A minimum of relevant information, perfect for reading on cell phone. Hyperlinks to the original article, or not. Designed to be read by people around the world, who may not have a firm grasp of the nuances of English.
I am part of this trend in a way through my ubiquitous SEO pieces––the only way I have found to make full-time writing pay. Just wrote150 word pieces on Monet's water garden at Giverny and Eben Alexander's Proof of Heaven: A Neurosurgeon's Journey into the Afterlife. (The litmus for any article subject I take on is that learn something new). Fortunately, these are client-driven ghost pieces, not claiming any specific authority beyond that of the amateur blogger, and I can write without guilt. I am not purporting to be an authoritative news source and my name is not attached.
The reason I do this type of SEO mill writing is that I do not want any confusion as an artist: the hack writing truly is hack, the creative stuff I put intensive thought and revision into. My creative work is in a sense free from the pressure that I perceive warps so many current writers, with their Internet-driven rinse and repeat approach.
I do believe that my slow, unforced approach will pay off eventually, as there are still those who enjoy poking around, separating wheat from chafe. As my agent said, all the editors at publishing houses are dying to discover original voices. (They are not necessarily the ones who will discover my writing, because I do not write to their particular experience, or what they perceive as a marketable audience. I am intimately familiar with and dead bored by those of suburban literary aspiration).

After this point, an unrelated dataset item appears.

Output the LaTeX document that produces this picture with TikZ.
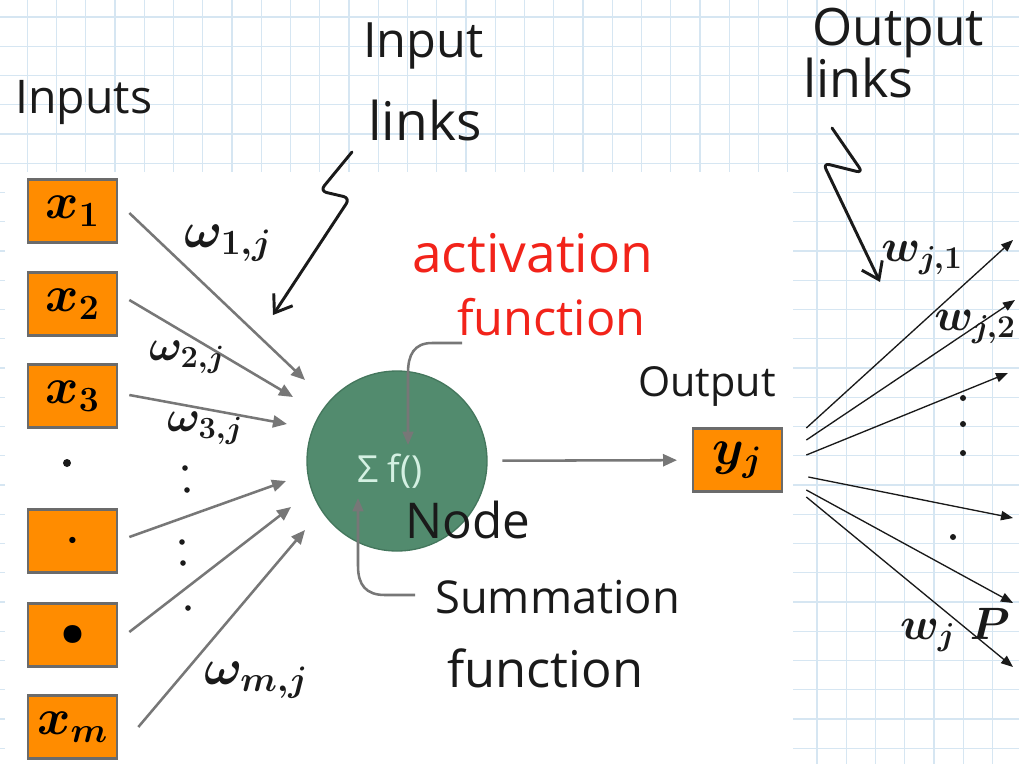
\RequirePackage{fix-cm}
\documentclass[tikz,border=0pt]{standalone}
\usepackage[no-math]{fontspec}
\newfontfamily\hand{Open Sans}
\usetikzlibrary{arrows.meta}
\definecolor{gridblue}{HTML}{D6E6F2}
\definecolor{boxorange}{HTML}{FF8C00}
\definecolor{boxedge}{HTML}{6B6B6B}
\definecolor{neurongreen}{HTML}{528B6E}
\definecolor{neuronedge}{HTML}{44775D}
\definecolor{neurontext}{HTML}{D4F0E2}
\definecolor{linkgray}{HTML}{777777}
\definecolor{inkred}{HTML}{F2231A}
\definecolor{ink}{HTML}{1A1A1A}
\newcommand\handsize[1]{\fontsize{#1}{#1}\selectfont\hand}
\newcommand\mathsize[1]{\fontsize{#1}{#1}\selectfont\boldmath}
\begin{document}
\begin{tikzpicture}[x=0.75pt,y=-0.75pt,
  gridpaper/.style={draw=gridblue, line width=1pt},
  inbox/.style={draw=boxedge, line width=2pt, fill=boxorange,
    minimum width=66.75pt, minimum height=47.25pt, inner sep=0pt},
  neuron/.style={circle, fill=neurongreen, draw=neuronedge, line width=1pt,
    minimum size=135pt, inner sep=0pt},
  txt/.style={inner sep=0pt, text=ink},
  inlink/.style={draw=linkgray, line width=1.9pt,
    -{Triangle[length=10.5pt,width=9pt]}},
  outlink/.style={draw=ink, line width=1pt,
    -{Triangle[length=9pt,width=7pt]}},
  callout/.style={draw=linkgray, line width=1.9pt,
    -{Triangle[length=10pt,width=8pt]}},
  pointer/.style={draw=ink, line width=2.2pt, line join=round, line cap=round,
    rounded corners=5pt,
    -{Straight Barb[length=12pt,width=17pt,line width=2.2pt]}},
  dotmark/.style={fill=ink, circle, inner sep=0pt, minimum size=4.5pt}
]
\useasboundingbox (0,0) rectangle (1019,764);

% squared paper
\foreach \k in {-1,...,34} {\draw[gridpaper] ({27.3+29.25*\k},0) -- ({27.3+29.25*\k},764);}
\foreach \k in {-1,...,26} {\draw[gridpaper] (0,{17+29.25*\k}) -- (1019,{17+29.25*\k});}
\fill[white] (5,172) rectangle (793,764);

% headings
\node[txt, anchor=base west, font=\handsize{34.8}] (inputs) at (15,113) {Inputs};
\node[txt, anchor=base west, font=\handsize{36.5}] (inlinks1) at (363,57) {Input};
\node[txt, anchor=base west, font=\handsize{40}] (inlinks2) at (368,140) {links};
\node[txt, anchor=base west, font=\handsize{38.7}] (outlinks1) at (812,45) {Output};
\node[txt, anchor=base west, font=\handsize{39}] (outlinks2) at (803,97) {links};
\node[txt, anchor=base west, font=\handsize{40}, text=inkred] (act1) at (412,272) {activation};
\node[txt, anchor=base west, font=\handsize{36.5}, text=inkred] (act2) at (457,335) {function};
\node[txt, anchor=base west, font=\handsize{31}] (outlabel) at (638,396) {Output};

% input units
\node[inbox, font=\mathsize{38}] (x1) at (72.5,211) {$x_1$};
\node[inbox, font=\mathsize{38}] (x2) at (72.5,304) {$x_2$};
\node[inbox, font=\mathsize{38}] (x3) at (72.5,396) {$x_3$};
\node[dotmark, minimum size=6pt] (gap) at (67,463) {};
\node[inbox, font=\mathsize{30}] (xd1) at (72.5,541) {$\cdot$};
\node[inbox, font=\mathsize{30}] (xd2) at (72.5,635) {$\bullet$};
\node[inbox, font=\mathsize{38}] (xm) at (72.5,727) {$x_m$};

% neuron and output unit
\node[neuron] (neuron) at (397,461) {};
\node[txt, text=neurontext, font=\handsize{28}] (sigmaf) at (390,471) {Σ\hspace{7pt}f()};
\node[inbox, font=\mathsize{38}] (yj) at (737.5,460) {$y_j$};

% tips of the input links
\coordinate (t1) at (305,380);
\coordinate (t2) at (293,397);
\coordinate (t3) at (287,424);
\coordinate (t4) at (286,481);
\coordinate (t5) at (291,507);
\coordinate (t6) at (305,530);
\draw[inlink] ([shift={(11,2)}]x1.east) -- (t1);
\draw[inlink] ([shift={(11,-4)}]x2.east) -- (t2);
\draw[inlink] ([shift={(11,-1)}]x3.east) -- (t3);
\draw[inlink] ([shift={(11,-4)}]xd1.east) -- (t4);
\draw[inlink] ([shift={(11,-3)}]xd2.east) -- (t5);
\draw[inlink] ([shift={(20,0)}]xm.east) -- (t6);

% input weights
\node[txt, font=\mathsize{38}] (w1) at (228,243) {$\omega_{1,j}$};
\node[txt, font=\mathsize{33}] (w2) at (187,357) {$\omega_{2,j}$};
\node[txt, font=\mathsize{33}] (w3) at (205,428) {$\omega_{3,j}$};
\node[txt, font=\mathsize{38}] (wm) at (256,680) {$\omega_{m,j}$};
\foreach \p in {(185,468),(187,490),(182,542),(183,563),(188,608)}
  \fill[ink] \p circle (2.8);

% neuron to output unit
\draw[inlink, shorten <=11pt, shorten >=11pt] (neuron) -- (yj);

% output links
\coordinate (o1) at (1013,240);
\coordinate (o2) at (1015,300);
\coordinate (o3) at (1008,373);
\coordinate (o4) at (1013,518);
\coordinate (o5) at (1013,603);
\coordinate (o6) at (1013,667);
\draw[outlink] ([shift={(23,-32)}]yj.east) -- (o1);
\draw[outlink] ([shift={(23,-20)}]yj.east) -- (o2);
\draw[outlink] ([shift={(23,-5)}]yj.east) -- (o3);
\draw[outlink] ([shift={(25,17)}]yj.east) -- (o4);
\draw[outlink] ([shift={(23,30)}]yj.east) -- (o5);
\draw[outlink] ([shift={(23,37)}]yj.east) -- (o6);
\foreach \p in {(963,398),(963,424),(963,453),(953,537)}
  \fill[ink] \p circle (3);

% output weights
\node[txt, font=\mathsize{34}] (wo1) at (922,258) {$w_{j,1}$};
\node[txt, font=\mathsize{34}] (wo2) at (975,327) {$w_{j,2}$};
\node[txt, font=\mathsize{34}] (wop) at (955,630) {$w_{j}\;P$};

% node callouts
\node[txt, anchor=base west, font=\handsize{37}] (nodelabel) at (405,538) {Node};
\node[txt, anchor=base west, font=\handsize{34}] (sum1) at (435,613) {Summation};
\node[txt, anchor=base west, font=\handsize{38}] (sum2) at (447,687) {function};

\coordinate (ftip) at (408,445);
\coordinate (stip) at (358,498);
\draw[callout] ([shift={(5,8)}]act2.base west) -- (432,343)
  .. controls (414,343) and (408,355) .. (408,373) -- (ftip);
\draw[callout] ([shift={(-20,-18)}]sum1.base west) -- (385,595)
  .. controls (366,595) and (358,585) .. (358,566) -- (stip);

% pointers to the links
\coordinate (inptip) at (273,315);
\coordinate (outptip) at (880,282);
\draw[pointer] ([shift={(-16,12)}]inlinks2.base west) -- (320,191) -- (350,198) -- (inptip);
\draw[pointer] ([shift={(29,31)}]outlinks2.base west) -- (863,173) -- (823,163) -- (outptip);
\end{tikzpicture}
\end{document}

What I am getting around to is an excuse for not posting a new episode of Cowachunga for over a month. Quality writing takes time, particularly at critical plot junctures that will define how the rest of the narrative runs its course. Also, I have been doing quite a bit of living, in a real place where one cannot avoid it––
Which is not to say I do not feel guilty, readership has been increasing. Weebly stats now indicate nearly 1,500 views per week, which surpasses anything I accomplished in the past. One blog piece in particular A Single Lifetime To Move a Few has attracted a flurry of interest. Which I suppose means I have to get my ass in gear and flesh in the Fabric concept.